*Short exercise*: Quote all of the data that follows exactly as written, skipping the images.

>> BEGIN

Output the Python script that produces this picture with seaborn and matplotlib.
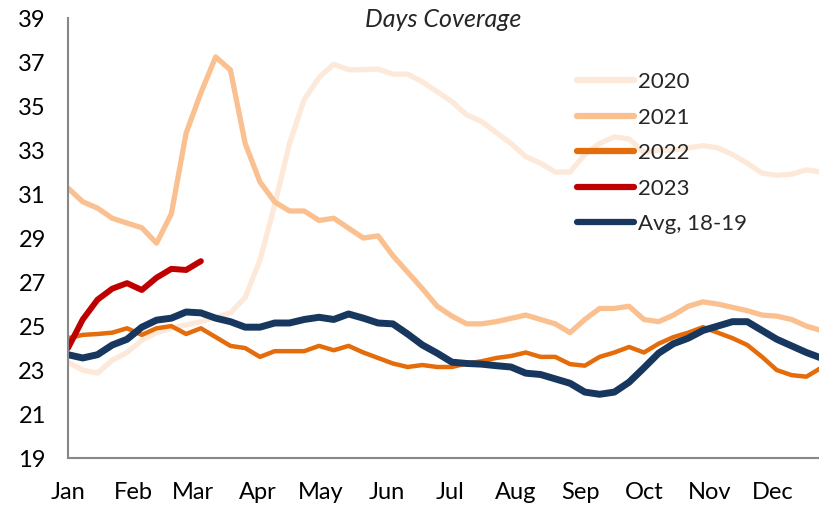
import numpy as np
import pandas as pd
import matplotlib
matplotlib.use("Agg")
import matplotlib.pyplot as plt
import seaborn as sns

# weekly readings, day-of-year = week * 7
y2020 = [23.36, 23.0, 22.86, 23.45, 23.8, 24.36, 24.7, 24.9, 25.05, 25.2,
         25.4, 25.6, 26.3, 28.0, 30.5, 33.3, 35.3, 36.3, 36.9, 36.65,
         36.65, 36.68, 36.45, 36.45, 36.1, 35.65, 35.2, 34.6, 34.3, 33.8,
         33.3, 32.7, 32.4, 32.0, 32.0, 32.8, 33.3, 33.6, 33.5, 32.9,
         33.0, 33.0, 33.1, 33.2, 33.1, 32.8, 32.4, 31.95, 31.85, 31.9,
         32.1, 32.0]
y2021 = [31.27, 30.65, 30.36, 29.9, 29.68, 29.47, 28.77, 30.1, 33.77, 35.6,
         37.23, 36.64, 33.3, 31.55, 30.64, 30.23, 30.23, 29.8, 29.9, 29.45,
         29.0, 29.1, 28.2, 27.45, 26.7, 25.9, 25.45, 25.1, 25.1, 25.2,
         25.35, 25.5, 25.3, 25.1, 24.7, 25.3, 25.8, 25.8, 25.9, 25.3,
         25.2, 25.5, 25.9, 26.1, 26.0, 25.85, 25.7, 25.5, 25.45, 25.3,
         25.0, 24.8]
y2022 = [24.45, 24.6, 24.64, 24.7, 24.9, 24.6, 24.9, 25.0, 24.64, 24.9,
         24.5, 24.1, 24.0, 23.6, 23.86, 23.86, 23.86, 24.1, 23.9, 24.1,
         23.8, 23.55, 23.3, 23.14, 23.23, 23.14, 23.14, 23.3, 23.4, 23.55,
         23.64, 23.8, 23.6, 23.6, 23.27, 23.2, 23.6, 23.8, 24.05, 23.8,
         24.2, 24.5, 24.7, 24.95, 24.7, 24.45, 24.14, 23.6, 23.0, 22.77,
         22.7, 23.1]
y2023 = [24.0, 25.3, 26.2, 26.7, 26.95, 26.64, 27.2, 27.6, 27.55, 27.95]
avg_18_19 = [23.7, 23.55, 23.7, 24.14, 24.4, 24.95, 25.27, 25.36, 25.64, 25.6,
             25.36, 25.2, 24.95, 24.95, 25.14, 25.14, 25.3, 25.4, 25.3, 25.55,
             25.36, 25.14, 25.1, 24.64, 24.14, 23.77, 23.36, 23.3, 23.27, 23.2,
             23.14, 22.86, 22.8, 22.6, 22.4, 22.0, 21.9, 22.0, 22.45, 23.1,
             23.77, 24.2, 24.45, 24.8, 25.0, 25.2, 25.2, 24.8, 24.4, 24.1,
             23.8, 23.55]

months = ["Jan", "Feb", "Mar", "Apr", "May", "Jun", "Jul", "Aug", "Sep", "Oct", "Nov", "Dec"]
month_start = [0, 31, 59, 90, 120, 151, 181, 212, 243, 273, 304, 334]

series = [
    ("2020", y2020, "#FDE9D9", 3.8),
    ("2021", y2021, "#FAC090", 3.8),
    ("2022", y2022, "#E46C0A", 3.2),
    ("2023", y2023, "#C00000", 4.3),
    ("Avg, 18-19", avg_18_19, "#17375E", 5.0),
]

sns.set_style("white")
plt.rcParams["font.family"] = ["Lato", "DejaVu Sans"]

fig = plt.figure(figsize=(8.19, 5.09), dpi=100)
ax = fig.add_axes([0.083, 0.100, 0.917, 0.8646])

for name, vals, col, lw in series:
    days = np.arange(len(vals)) * 7
    sns.lineplot(x=days, y=vals, ax=ax, color=col, linewidth=lw, label=name)
for ln in ax.lines:
    ln.set_solid_joinstyle("round")

ax.set_xlim(0, 356)
ax.set_ylim(19, 39)
ax.set_yticks(range(19, 40, 2))
ax.set_xticks(month_start)
ax.set_xticklabels(months)
ax.tick_params(axis="both", labelsize=17, colors="#888888", labelcolor="black",
               length=6, width=1.5, direction="out")
ax.tick_params(axis="x", pad=11)
ax.tick_params(axis="y", pad=10)
for s in ["top", "right"]:
    ax.spines[s].set_visible(False)
for s in ["left", "bottom"]:
    ax.spines[s].set_color("#888888")
    ax.spines[s].set_linewidth(1.5)

ax.text(0.5, 0.996, "Days Coverage", transform=ax.transAxes, ha="center", va="center",
        fontsize=18, style="italic")

leg = ax.legend(loc="upper left", bbox_to_anchor=(577 / 819, 1 - 72 / 509),
                bbox_transform=fig.transFigure, frameon=False,
                fontsize=16, handlelength=2.55, handletextpad=0.2, labelspacing=0.7,
                borderpad=0, borderaxespad=0)
for h in leg.get_lines():
    h.set_linewidth(4.5)
    h.set_solid_capstyle("round")

plt.savefig("out.png", dpi=100)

>> END

*Finished answer*:
Output the Python script that produces this picture with seaborn and matplotlib.
import numpy as np
import pandas as pd
import matplotlib
matplotlib.use("Agg")
import matplotlib.pyplot as plt
import seaborn as sns

# weekly readings, day-of-year = week * 7
y2020 = [23.36, 23.0, 22.86, 23.45, 23.8, 24.36, 24.7, 24.9, 25.05, 25.2,
         25.4, 25.6, 26.3, 28.0, 30.5, 33.3, 35.3, 36.3, 36.9, 36.65,
         36.65, 36.68, 36.45, 36.45, 36.1, 35.65, 35.2, 34.6, 34.3, 33.8,
         33.3, 32.7, 32.4, 32.0, 32.0, 32.8, 33.3, 33.6, 33.5, 32.9,
         33.0, 33.0, 33.1, 33.2, 33.1, 32.8, 32.4, 31.95, 31.85, 31.9,
         32.1, 32.0]
y2021 = [31.27, 30.65, 30.36, 29.9, 29.68, 29.47, 28.77, 30.1, 33.77, 35.6,
         37.23, 36.64, 33.3, 31.55, 30.64, 30.23, 30.23, 29.8, 29.9, 29.45,
         29.0, 29.1, 28.2, 27.45, 26.7, 25.9, 25.45, 25.1, 25.1, 25.2,
         25.35, 25.5, 25.3, 25.1, 24.7, 25.3, 25.8, 25.8, 25.9, 25.3,
         25.2, 25.5, 25.9, 26.1, 26.0, 25.85, 25.7, 25.5, 25.45, 25.3,
         25.0, 24.8]
y2022 = [24.45, 24.6, 24.64, 24.7, 24.9, 24.6, 24.9, 25.0, 24.64, 24.9,
         24.5, 24.1, 24.0, 23.6, 23.86, 23.86, 23.86, 24.1, 23.9, 24.1,
         23.8, 23.55, 23.3, 23.14, 23.23, 23.14, 23.14, 23.3, 23.4, 23.55,
         23.64, 23.8, 23.6, 23.6, 23.27, 23.2, 23.6, 23.8, 24.05, 23.8,
         24.2, 24.5, 24.7, 24.95, 24.7, 24.45, 24.14, 23.6, 23.0, 22.77,
         22.7, 23.1]
y2023 = [24.0, 25.3, 26.2, 26.7, 26.95, 26.64, 27.2, 27.6, 27.55, 27.95]
avg_18_19 = [23.7, 23.55, 23.7, 24.14, 24.4, 24.95, 25.27, 25.36, 25.64, 25.6,
             25.36, 25.2, 24.95, 24.95, 25.14, 25.14, 25.3, 25.4, 25.3, 25.55,
             25.36, 25.14, 25.1, 24.64, 24.14, 23.77, 23.36, 23.3, 23.27, 23.2,
             23.14, 22.86, 22.8, 22.6, 22.4, 22.0, 21.9, 22.0, 22.45, 23.1,
             23.77, 24.2, 24.45, 24.8, 25.0, 25.2, 25.2, 24.8, 24.4, 24.1,
             23.8, 23.55]

months = ["Jan", "Feb", "Mar", "Apr", "May", "Jun", "Jul", "Aug", "Sep", "Oct", "Nov", "Dec"]
month_start = [0, 31, 59, 90, 120, 151, 181, 212, 243, 273, 304, 334]

series = [
    ("2020", y2020, "#FDE9D9", 3.8),
    ("2021", y2021, "#FAC090", 3.8),
    ("2022", y2022, "#E46C0A", 3.2),
    ("2023", y2023, "#C00000", 4.3),
    ("Avg, 18-19", avg_18_19, "#17375E", 5.0),
]

sns.set_style("white")
plt.rcParams["font.family"] = ["Lato", "DejaVu Sans"]

fig = plt.figure(figsize=(8.19, 5.09), dpi=100)
ax = fig.add_axes([0.083, 0.100, 0.917, 0.8646])

for name, vals, col, lw in series:
    days = np.arange(len(vals)) * 7
    sns.lineplot(x=days, y=vals, ax=ax, color=col, linewidth=lw, label=name)
for ln in ax.lines:
    ln.set_solid_joinstyle("round")

ax.set_xlim(0, 356)
ax.set_ylim(19, 39)
ax.set_yticks(range(19, 40, 2))
ax.set_xticks(month_start)
ax.set_xticklabels(months)
ax.tick_params(axis="both", labelsize=17, colors="#888888", labelcolor="black",
               length=6, width=1.5, direction="out")
ax.tick_params(axis="x", pad=11)
ax.tick_params(axis="y", pad=10)
for s in ["top", "right"]:
    ax.spines[s].set_visible(False)
for s in ["left", "bottom"]:
    ax.spines[s].set_color("#888888")
    ax.spines[s].set_linewidth(1.5)

ax.text(0.5, 0.996, "Days Coverage", transform=ax.transAxes, ha="center", va="center",
        fontsize=18, style="italic")

leg = ax.legend(loc="upper left", bbox_to_anchor=(577 / 819, 1 - 72 / 509),
                bbox_transform=fig.transFigure, frameon=False,
                fontsize=16, handlelength=2.55, handletextpad=0.2, labelspacing=0.7,
                borderpad=0, borderaxespad=0)
for h in leg.get_lines():
    h.set_linewidth(4.5)
    h.set_solid_capstyle("round")

plt.savefig("out.png", dpi=100)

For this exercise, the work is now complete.